Parsing XML, or Extensible Markup Language, involves reading and interpreting the data contained within XML documents. There are several methods to parse XML, each with its own advantages and use cases:
DOM Parsing: The Document Object Model (DOM) parser reads the entire XML document into memory and constructs a tree-like structure that represents the XML document. This allows for random access to any part of the document. However, it can be memory-intensive for large documents.
Example: In Java, you can use the DocumentBuilderFactory and DocumentBuilder classes to create a DOM parser.
SAX Parsing: Simple API for XML (SAX) parsing is an event-driven approach where the parser reads the XML document sequentially and triggers events, such as start and end of elements, which are handled by callback methods. SAX parsing is more memory-efficient than DOM and is suitable for large documents.
Example: In Python, the xml.sax module provides SAX parsing capabilities.
StAX Parsing: Streaming API for XML (StAX) is a pull-parsing approach where the application controls the parsing process by pulling events from the parser. This method offers more flexibility than SAX and can be more efficient.
Example: In Java, you can use the XMLInputFactory and XMLEventReader classes for StAX parsing.

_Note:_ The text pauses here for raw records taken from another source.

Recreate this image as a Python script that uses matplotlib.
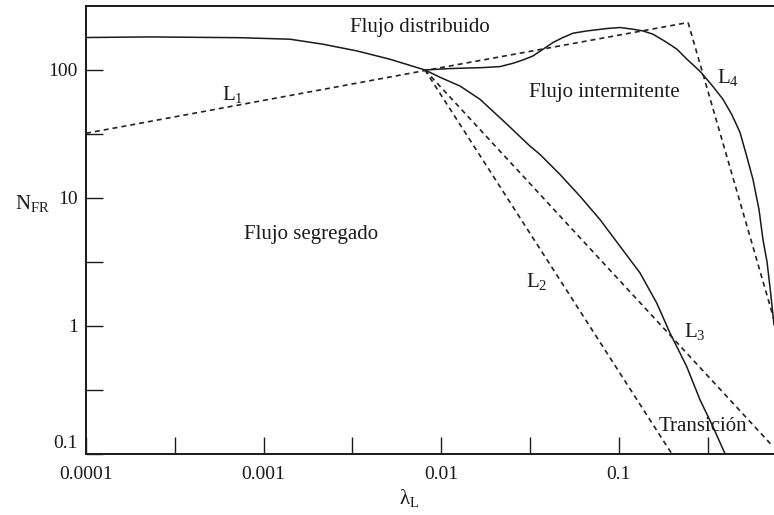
import matplotlib
matplotlib.use("Agg")
import matplotlib.pyplot as plt
import matplotlib.transforms as mtransforms

# lambda_L / N_FR values
# upper boundary (segregado/distribuido and intermitente/distribuido)
upper_lam = [1.0e-4, 2.293e-4, 7.364e-4, 1.408e-3, 2.160e-3, 3.356e-3, 5.148e-3, 8.103e-3,
             0.01121, 0.01719, 0.02144, 0.02537, 0.02888, 0.03287, 0.03742, 0.04260,
             0.04849, 0.05521, 0.06620, 0.08580, 0.1016, 0.1202, 0.1368, 0.1558,
             0.1868, 0.2127, 0.2421, 0.2866, 0.3348, 0.3861, 0.4321, 0.4813,
             0.5249, 0.5696, 0.6158, 0.6483, 0.6830, 0.7148, 0.7480]
upper_nfr = [179.4, 181.3, 178.8, 174.0, 159.0, 140.9, 121.3, 100,
             102.6, 104.4, 106.3, 112.8, 119.8, 128.7, 145.2, 163.9,
             179.4, 193.8, 202.0, 210.9, 214.8, 208.3, 202.0, 190.4,
             163.9, 145.2, 121.3, 97.7, 75.9, 58.96, 44.99, 32.53,
             21.21, 13.94, 8.115, 4.723, 3.177, 1.849, 1.020]

# lower boundary (segregado/intermitente)
lower_lam = [0.008103, 0.009845, 0.01276, 0.01654, 0.02287, 0.03162, 0.03599, 0.04665,
             0.06045, 0.07834, 0.1016, 0.1316, 0.1634, 0.1942, 0.2211, 0.2411,
             0.2866, 0.3392, 0.3963]
lower_nfr = [100, 87.7, 74.9, 58.96, 38.94, 25.40, 21.88, 15.25,
             10.31, 6.774, 4.186, 2.592, 1.509, 0.8782, 0.6123, 0.4808,
             0.2638, 0.1622, 0.1]

# dashed limits L1..L4 (straight lines on log-log)
L1_lam = [0.0001, 0.0081, 0.2455]
L1_nfr = [32, 99, 235]
L2_lam = [0.0081, 0.1986]
L2_nfr = [100, 0.1]
L3_lam = [0.0081, 0.738]
L3_nfr = [100, 0.114]
L4_lam = [0.2455, 0.748]
L4_nfr = [235, 1.12]

xticks = [1e-4, 3.162e-4, 1e-3, 3.162e-3, 1e-2, 3.162e-2, 1e-1, 3.162e-1]
xticklabels = ["0.0001", "", "0.001", "", "0.01", "", "0.1", ""]
yticks = [0.1, 0.3162, 1, 3.162, 10, 31.62, 100]
yticklabels = ["0.1", "", "1", "", "10", "", "100"]

plt.rcParams["font.family"] = ["Liberation Serif", "DejaVu Serif"]
plt.rcParams["mathtext.fontset"] = "custom"
plt.rcParams["mathtext.rm"] = "Liberation Serif"
plt.rcParams["mathtext.it"] = "Liberation Serif:italic"

ink = "#1a1a1a"
fig = plt.figure(figsize=(7.74, 5.15), dpi=100)
ax = fig.add_axes([0.1111, 0.1190, 0.8889, 0.8693])

ax.plot(upper_lam, upper_nfr, color=ink, lw=1.1)
ax.plot(lower_lam, lower_nfr, color=ink, lw=1.1)
for lam, nfr in [(L1_lam, L1_nfr), (L2_lam, L2_nfr), (L3_lam, L3_nfr), (L4_lam, L4_nfr)]:
    ax.plot(lam, nfr, color="#222222", lw=1.2, linestyle=(0, (3.0, 2.4)))

ax.set_xscale("log")
ax.set_yscale("log")
ax.set_xlim(1e-4, 0.748)
ax.set_ylim(0.1, 316.2)

ax.set_xticks(xticks, xticklabels)
ax.set_yticks(yticks, yticklabels)
ax.minorticks_off()
ax.tick_params(axis="both", direction="in", length=12.5, width=1.0, color=ink,
               labelsize=14, labelcolor=ink)
ax.tick_params(axis="x", pad=9)
ax.tick_params(axis="y", pad=6)

# lift the bottom y label a bit like the original
lab = ax.get_yticklabels()[0]
lab.set_transform(lab.get_transform() + mtransforms.ScaledTranslation(0, 12 / 100, fig.dpi_scale_trans))

ax.spines["right"].set_visible(False)
for s in ["left", "bottom", "top"]:
    ax.spines[s].set_linewidth(1.4)
    ax.spines[s].set_color(ink)

ax.set_ylabel(r"$\mathrm{N}_{\mathrm{FR}}$", rotation=0, fontsize=15, color=ink, ha="center", va="center")
ax.yaxis.set_label_coords(-0.077, 0.56)
ax.set_xlabel(r"$\mathrm{\lambda}_{\mathrm{L}}$", fontsize=15, color=ink, ha="center", va="center")
ax.xaxis.set_label_coords(0.4695, -0.099)

tk = dict(fontsize=15, color=ink, ha="center", va="center")
ax.text(0.0076, 216, "Flujo distribuido", **tk)
ax.text(0.0832, 66.9, "Flujo intermitente", **tk)
ax.text(0.00186, 5.16, "Flujo segregado", **tk)
ax.text(0.298, 0.163, "Transición", **tk)
ax.text(0.000673, 64.6, r"$\mathrm{L}_{1}$", **tk)
ax.text(0.0345, 2.23, r"$\mathrm{L}_{2}$", **tk)
ax.text(0.2685, 0.904, r"$\mathrm{L}_{3}$", **tk)
ax.text(0.412, 88, r"$\mathrm{L}_{4}$", **tk)

fig.savefig("out.png", dpi=100)
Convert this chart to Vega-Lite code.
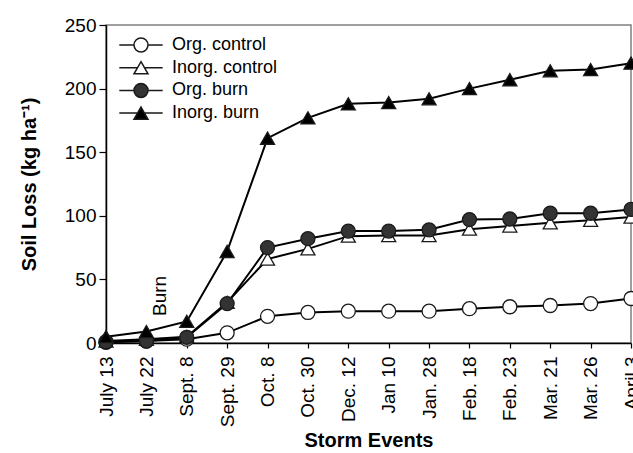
{
  "$schema": "https://vega.github.io/schema/vega-lite/v6.json",
  "autosize": "none",
  "width": 525,
  "height": 318,
  "padding": {"left": 106, "top": 25, "right": 2, "bottom": 110},
  "background": "white",
  "config": {
    "font": "Liberation Sans",
    "view": {"stroke": "#808080", "strokeWidth": 1.5}
  },
  "datasets": {
    "soil": [
      {"date": "July 13", "series": "Org. control", "value": 0.5},
      {"date": "July 22", "series": "Org. control", "value": 1.5},
      {"date": "Sept. 8", "series": "Org. control", "value": 3},
      {"date": "Sept. 29", "series": "Org. control", "value": 8},
      {"date": "Oct. 8", "series": "Org. control", "value": 21},
      {"date": "Oct. 30", "series": "Org. control", "value": 24},
      {"date": "Dec. 12", "series": "Org. control", "value": 25},
      {"date": "Jan 10", "series": "Org. control", "value": 25},
      {"date": "Jan. 28", "series": "Org. control", "value": 25},
      {"date": "Feb. 18", "series": "Org. control", "value": 27},
      {"date": "Feb. 23", "series": "Org. control", "value": 28.5},
      {"date": "Mar. 21", "series": "Org. control", "value": 29.5},
      {"date": "Mar. 26", "series": "Org. control", "value": 31},
      {"date": "April 3", "series": "Org. control", "value": 35},
      {"date": "July 13", "series": "Inorg. control", "value": 1.5},
      {"date": "July 22", "series": "Inorg. control", "value": 3},
      {"date": "Sept. 8", "series": "Inorg. control", "value": 5},
      {"date": "Sept. 29", "series": "Inorg. control", "value": 32},
      {"date": "Oct. 8", "series": "Inorg. control", "value": 66},
      {"date": "Oct. 30", "series": "Inorg. control", "value": 74},
      {"date": "Dec. 12", "series": "Inorg. control", "value": 84},
      {"date": "Jan 10", "series": "Inorg. control", "value": 84.5},
      {"date": "Jan. 28", "series": "Inorg. control", "value": 84.5},
      {"date": "Feb. 18", "series": "Inorg. control", "value": 89.5},
      {"date": "Feb. 23", "series": "Inorg. control", "value": 92},
      {"date": "Mar. 21", "series": "Inorg. control", "value": 94.5},
      {"date": "Mar. 26", "series": "Inorg. control", "value": 96.5},
      {"date": "April 3", "series": "Inorg. control", "value": 99},
      {"date": "July 13", "series": "Org. burn", "value": 1},
      {"date": "July 22", "series": "Org. burn", "value": 1.5},
      {"date": "Sept. 8", "series": "Org. burn", "value": 4.5},
      {"date": "Sept. 29", "series": "Org. burn", "value": 31},
      {"date": "Oct. 8", "series": "Org. burn", "value": 75},
      {"date": "Oct. 30", "series": "Org. burn", "value": 82},
      {"date": "Dec. 12", "series": "Org. burn", "value": 88},
      {"date": "Jan 10", "series": "Org. burn", "value": 88},
      {"date": "Jan. 28", "series": "Org. burn", "value": 89},
      {"date": "Feb. 18", "series": "Org. burn", "value": 97},
      {"date": "Feb. 23", "series": "Org. burn", "value": 97.5},
      {"date": "Mar. 21", "series": "Org. burn", "value": 102},
      {"date": "Mar. 26", "series": "Org. burn", "value": 102},
      {"date": "April 3", "series": "Org. burn", "value": 105},
      {"date": "July 13", "series": "Inorg. burn", "value": 5},
      {"date": "July 22", "series": "Inorg. burn", "value": 9},
      {"date": "Sept. 8", "series": "Inorg. burn", "value": 17},
      {"date": "Sept. 29", "series": "Inorg. burn", "value": 72},
      {"date": "Oct. 8", "series": "Inorg. burn", "value": 161},
      {"date": "Oct. 30", "series": "Inorg. burn", "value": 177},
      {"date": "Dec. 12", "series": "Inorg. burn", "value": 188},
      {"date": "Jan 10", "series": "Inorg. burn", "value": 189},
      {"date": "Jan. 28", "series": "Inorg. burn", "value": 192},
      {"date": "Feb. 18", "series": "Inorg. burn", "value": 200},
      {"date": "Feb. 23", "series": "Inorg. burn", "value": 207},
      {"date": "Mar. 21", "series": "Inorg. burn", "value": 214},
      {"date": "Mar. 26", "series": "Inorg. burn", "value": 215},
      {"date": "April 3", "series": "Inorg. burn", "value": 220}
    ],
    "note": [
      {"date": "July 22", "value": 37, "text": "Burn"}
    ]
  },
  "encoding": {
    "x": {
      "field": "date",
      "type": "ordinal",
      "sort": ["July 13","July 22","Sept. 8","Sept. 29","Oct. 8","Oct. 30","Dec. 12","Jan 10","Jan. 28","Feb. 18","Feb. 23","Mar. 21","Mar. 26","April 3"],
      "scale": {"type": "point", "padding": 0},
      "axis": {
        "title": "Storm Events",
        "titleFont": "Liberation Sans",
        "titleFontSize": 20,
        "titleFontWeight": "bold",
        "titleColor": "black",
        "titlePadding": 4,
        "labelAngle": 270,
        "labelFont": "Liberation Sans",
        "labelFontSize": 19,
        "labelColor": "black",
        "labelPadding": 8,
        "labelOverlap": false,
        "domainColor": "black",
        "domainWidth": 1.5,
        "tickColor": "black",
        "tickSize": 5,
        "tickWidth": 1.2,
        "grid": false
      }
    },
    "y": {
      "field": "value",
      "type": "quantitative",
      "scale": {"domain": [0, 250], "nice": false},
      "axis": {
        "title": "Soil Loss (kg ha⁻¹)",
        "titleFont": "Liberation Sans",
        "titleFontSize": 20,
        "titleFontWeight": "bold",
        "titleColor": "black",
        "titlePadding": 25,
        "values": [0, 50, 100, 150, 200, 250],
        "labelFont": "Liberation Sans",
        "labelFontSize": 19,
        "labelColor": "black",
        "labelPadding": 3,
        "domainColor": "black",
        "domainWidth": 1.5,
        "tickColor": "black",
        "tickSize": 7,
        "tickWidth": 1.2,
        "grid": false
      }
    }
  },
  "layer": [
    {
      "data": {"name": "soil"},
      "mark": {"type": "line", "color": "black", "strokeWidth": 2},
      "encoding": {"detail": {"field": "series"}}
    },
    {
      "data": {"name": "soil"},
      "transform": [{"filter": "datum.series === 'Org. control'"}],
      "mark": {"type": "point", "shape": "circle", "filled": true, "fill": "white", "size": 196, "stroke": "#1a1a1a", "strokeWidth": 1.3, "opacity": 1}
    },
    {
      "data": {"name": "soil"},
      "transform": [{"filter": "datum.series === 'Inorg. control'"}],
      "mark": {"type": "point", "shape": "triangle-up", "filled": true, "fill": "white", "size": 196, "stroke": "#1a1a1a", "strokeWidth": 1.3, "opacity": 1}
    },
    {
      "data": {"name": "soil"},
      "transform": [{"filter": "datum.series === 'Org. burn'"}],
      "mark": {"type": "point", "shape": "circle", "filled": true, "fill": "#333333", "size": 196, "stroke": "#1a1a1a", "strokeWidth": 1.3, "opacity": 1}
    },
    {
      "data": {"name": "soil"},
      "transform": [{"filter": "datum.series === 'Inorg. burn'"}],
      "mark": {"type": "point", "shape": "triangle-up", "filled": true, "fill": "black", "size": 196, "stroke": "#1a1a1a", "strokeWidth": 1.3, "opacity": 1}
    },
    {
      "data": {"name": "soil"},
      "mark": {"type": "point", "filled": false, "size": 196, "stroke": "#1a1a1a", "strokeWidth": 1.3, "opacity": 0},
      "encoding": {
        "shape": {
          "field": "series",
          "type": "nominal",
          "scale": {
            "domain": ["Org. control", "Inorg. control", "Org. burn", "Inorg. burn"],
            "range": [
              "M -3.1 0 L -1 0 M 1 0 L 3.1 0 M -1 0 A 1 1 0 1 1 1 0 A 1 1 0 1 1 -1 0 Z",
              "M -3.1 0 L -0.5 0 M 0.5 0 L 3.1 0 M 0 -0.866 L 1 0.866 L -1 0.866 Z",
              "M -3.1 0 L -1 0 M 1 0 L 3.1 0 M -1 0 A 1 1 0 1 1 1 0 A 1 1 0 1 1 -1 0 Z",
              "M -3.1 0 L -0.5 0 M 0.5 0 L 3.1 0 M 0 -0.866 L 1 0.866 L -1 0.866 Z"
            ]
          },
          "legend": {
            "title": null,
            "orient": "none",
            "legendX": 26,
            "legendY": 11,
            "padding": 0,
            "symbolSize": 196,
            "symbolOpacity": 1,
            "labelFont": "Liberation Sans",
            "labelFontSize": 18,
            "labelColor": "black",
            "labelOffset": 22,
            "rowPadding": 2.7,
            "encode": {
              "symbols": {
                "stroke": {"value": "#1a1a1a"},
                "strokeWidth": {"value": 1.3},
                "opacity": {"value": 1}
              }
            }
          }
        },
        "fill": {
          "field": "series",
          "type": "nominal",
          "scale": {
            "domain": ["Org. control", "Inorg. control", "Org. burn", "Inorg. burn"],
            "range": ["white", "white", "#333333", "black"]
          },
          "legend": {
            "title": null,
            "orient": "none",
            "legendX": 26,
            "legendY": 11,
            "padding": 0,
            "symbolSize": 196,
            "symbolOpacity": 1,
            "labelFont": "Liberation Sans",
            "labelFontSize": 18,
            "labelColor": "black",
            "labelOffset": 22,
            "rowPadding": 2.7,
            "encode": {
              "symbols": {
                "stroke": {"value": "#1a1a1a"},
                "strokeWidth": {"value": 1.3},
                "opacity": {"value": 1}
              }
            }
          }
        }
      }
    },
    {
      "data": {"name": "note"},
      "mark": {"type": "text", "angle": 270, "align": "center", "baseline": "middle", "dy": 14, "font": "Liberation Sans", "fontSize": 19, "color": "black"},
      "encoding": {"text": {"field": "text"}}
    }
  ]
}
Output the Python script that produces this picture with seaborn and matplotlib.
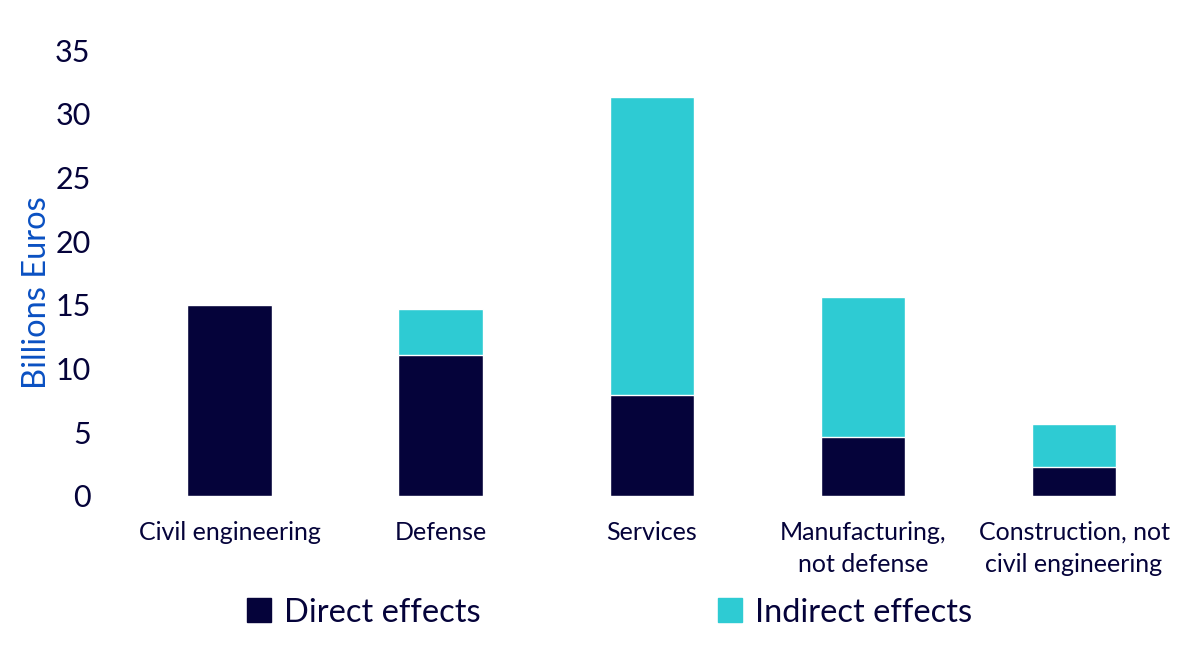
import pandas as pd
import seaborn as sns
import matplotlib.pyplot as plt
from matplotlib.patches import Patch

categories = ['Civil engineering', 'Defense', 'Services',
              'Manufacturing,\nnot defense', 'Construction, not\ncivil engineering']
direct = [15.0, 11.05, 7.9, 4.65, 2.3]
indirect = [0.0, 3.6, 23.4, 11.0, 3.35]
yticks = [0, 5, 10, 15, 20, 25, 30, 35]

navy = '#05033a'
teal = '#2ecbd3'
blue = '#0a50c2'

df = pd.DataFrame({'category': categories, 'direct': direct, 'indirect': indirect})
df['total'] = df['direct'] + df['indirect']

sns.set_style('white')
plt.rcParams['font.family'] = ['Lato', 'DejaVu Sans']

fig = plt.figure(figsize=(12, 6.47), dpi=100)
ax = fig.add_axes([0.1033, 0.2334, 0.8797, 0.6893])

# teal totals first, navy direct part drawn over them
sns.barplot(data=df, x='category', y='total', color=teal, width=0.4,
            saturation=1, ax=ax)
sns.barplot(data=df, x='category', y='direct', color=navy, width=0.4,
            saturation=1, ax=ax)

ax.set_ylim(0, 35)
ax.set_xlim(-0.5, 4.5)
ax.set_yticks(yticks)
ax.tick_params(axis='y', labelsize=22, colors=navy, length=0, pad=24)
ax.tick_params(axis='x', labelsize=18, colors=navy, length=0, pad=18)
for lbl in ax.get_xticklabels():
    lbl.set_linespacing(1.45)
ax.set_xlabel('')
ax.set_ylabel('Billions Euros', fontsize=23.5, color=blue)
ax.yaxis.set_label_coords(-0.068, 0.455)
for s in ax.spines.values():
    s.set_visible(False)

handles = [Patch(color=navy, label='Direct effects'),
           Patch(color=teal, label='Indirect effects')]
fig.legend(handles=handles, loc='center', bbox_to_anchor=(0.508, 0.053), ncol=2,
           frameon=False, fontsize=23.5, columnspacing=7.25, handlelength=0.75,
           handleheight=0.75, handletextpad=0.4, labelcolor=navy)

fig.savefig('out.png', dpi=100)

XPath: XPath is a query language for XML documents that allows you to extract specific parts of an XML document. It can be used in conjunction with other parsing methods to navigate and select nodes.
Example: In XSLT, XPath is used to select nodes for transformation.
XML Serialization/Deserialization: This method involves converting XML data into objects in a programming language and vice versa. Libraries often provide this functionality to simplify the parsing process.
Example: In .NET, the XmlSerializer class can be used to serialize and deserialize XML data.
For cloud-based XML parsing, cloud providers offer services that can handle XML data processing. For instance, cloud functions or serverless platforms can execute parsing code in response to events, such as the arrival of an XML file in a storage bucket. These services can scale automatically and are cost-effective for variable workloads.
When working with XML in the cloud, consider using services that offer scalable and flexible computing resources, such as cloud functions or container services, to handle the parsing tasks efficiently.